Adam Schesch Papers, 1965-1974

Biography/History

Anti-war and community activist Adam Schesch was born September 9, 1942, and raised in the New York City area. He graduated from Columbia in 1964 in history and received an M.A. in tropical history from the University of Wisconsin in 1967, with a thesis entitled “The Organizing Tactics of the Vietnamese Communist Party before World War II.”

By 1965 this research interest in Southeast Asia combined with a new political awareness to lead Schesch to a prominent role in the anti-war movement at the University of Wisconsin. He served as research director of the University Committee to End the War in Vietnam and when that was taken over by the Madison-based National Coordinating Committee to End the War in Vietnam, he also became head of its research committee. Schesch also headed the Student Peace Center, served as chairman of the Madison Committee to End the War in Vietnam, was a sponsor of the 1968 Vietnam Referendum, and authored An Outline History of Vietnam.

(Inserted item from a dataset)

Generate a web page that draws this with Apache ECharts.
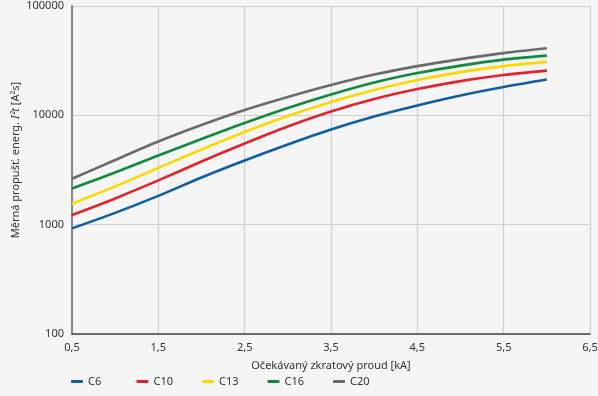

With the decline of the National Coordinating Committee in 1967, Schesch's interest turned toward broad-based community organizing. In 1967 he helped launch the Vietnam Civic Action Research and Education Project (Vietnam C.A.R.E. Project) to organize local Wisconsin opposition to the war. Schesch was a co-founder of the Madison Research Council, which examined the city's political and economic problems. An early member of the Wisconsin Alliance, Schesch ran for mayor with its support in 1969.

More recently he has been a social studies teacher in a high school equivalency program, spent several years studying in Chile, worked with the U.W. Extension, and developed textbooks and curricula for social studies for community education.